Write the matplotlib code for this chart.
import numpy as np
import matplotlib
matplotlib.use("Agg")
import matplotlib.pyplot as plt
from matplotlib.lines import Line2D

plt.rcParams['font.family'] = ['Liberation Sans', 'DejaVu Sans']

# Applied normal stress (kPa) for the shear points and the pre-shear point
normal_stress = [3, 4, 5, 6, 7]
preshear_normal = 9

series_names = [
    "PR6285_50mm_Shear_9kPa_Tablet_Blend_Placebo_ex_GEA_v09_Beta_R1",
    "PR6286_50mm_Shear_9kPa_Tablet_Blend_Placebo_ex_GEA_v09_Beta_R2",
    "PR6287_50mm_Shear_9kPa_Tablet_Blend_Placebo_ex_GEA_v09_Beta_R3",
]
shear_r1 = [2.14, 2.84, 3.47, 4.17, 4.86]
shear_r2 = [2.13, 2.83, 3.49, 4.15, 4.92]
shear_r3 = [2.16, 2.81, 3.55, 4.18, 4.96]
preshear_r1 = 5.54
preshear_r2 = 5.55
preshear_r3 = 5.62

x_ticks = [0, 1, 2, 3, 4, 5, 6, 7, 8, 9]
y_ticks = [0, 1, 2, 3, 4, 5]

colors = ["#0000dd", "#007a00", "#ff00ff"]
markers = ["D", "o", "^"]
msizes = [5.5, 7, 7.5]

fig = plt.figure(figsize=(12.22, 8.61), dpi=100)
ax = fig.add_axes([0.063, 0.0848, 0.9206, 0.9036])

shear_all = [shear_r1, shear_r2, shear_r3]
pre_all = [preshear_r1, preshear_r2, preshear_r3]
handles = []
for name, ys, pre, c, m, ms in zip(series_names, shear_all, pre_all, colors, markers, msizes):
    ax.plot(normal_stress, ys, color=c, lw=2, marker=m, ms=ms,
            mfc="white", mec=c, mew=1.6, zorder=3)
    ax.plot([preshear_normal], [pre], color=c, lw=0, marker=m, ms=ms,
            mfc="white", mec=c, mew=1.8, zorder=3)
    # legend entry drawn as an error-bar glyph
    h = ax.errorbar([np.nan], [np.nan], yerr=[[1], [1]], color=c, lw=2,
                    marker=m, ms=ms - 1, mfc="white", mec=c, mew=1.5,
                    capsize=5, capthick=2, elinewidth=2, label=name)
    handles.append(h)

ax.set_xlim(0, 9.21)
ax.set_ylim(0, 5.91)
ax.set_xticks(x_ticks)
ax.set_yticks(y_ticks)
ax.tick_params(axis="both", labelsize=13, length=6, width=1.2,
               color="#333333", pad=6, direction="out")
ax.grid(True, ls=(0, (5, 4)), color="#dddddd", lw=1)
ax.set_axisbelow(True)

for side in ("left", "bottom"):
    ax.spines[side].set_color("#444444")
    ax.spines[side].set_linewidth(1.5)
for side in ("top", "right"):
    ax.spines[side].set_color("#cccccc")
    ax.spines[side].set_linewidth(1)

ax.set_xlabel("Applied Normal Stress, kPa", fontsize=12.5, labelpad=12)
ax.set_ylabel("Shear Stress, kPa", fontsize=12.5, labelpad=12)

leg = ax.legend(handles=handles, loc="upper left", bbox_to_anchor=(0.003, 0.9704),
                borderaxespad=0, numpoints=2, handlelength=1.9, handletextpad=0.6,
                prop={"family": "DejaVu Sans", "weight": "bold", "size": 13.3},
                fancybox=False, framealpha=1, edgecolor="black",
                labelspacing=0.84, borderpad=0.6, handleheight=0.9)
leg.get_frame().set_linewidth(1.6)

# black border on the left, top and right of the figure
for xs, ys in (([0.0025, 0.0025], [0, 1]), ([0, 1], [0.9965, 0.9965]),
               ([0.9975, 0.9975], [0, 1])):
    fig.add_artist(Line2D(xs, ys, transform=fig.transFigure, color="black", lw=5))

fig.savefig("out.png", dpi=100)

------------------------------------------------

● TASK GOAL
Return exactly the opening lines of the listing above, ending with the line that has "preshear_normal = 9".

● ANSWER FOR THE TASK
Write the matplotlib code for this chart.
import numpy as np
import matplotlib
matplotlib.use("Agg")
import matplotlib.pyplot as plt
from matplotlib.lines import Line2D

plt.rcParams['font.family'] = ['Liberation Sans', 'DejaVu Sans']

# Applied normal stress (kPa) for the shear points and the pre-shear point
normal_stress = [3, 4, 5, 6, 7]
preshear_normal = 9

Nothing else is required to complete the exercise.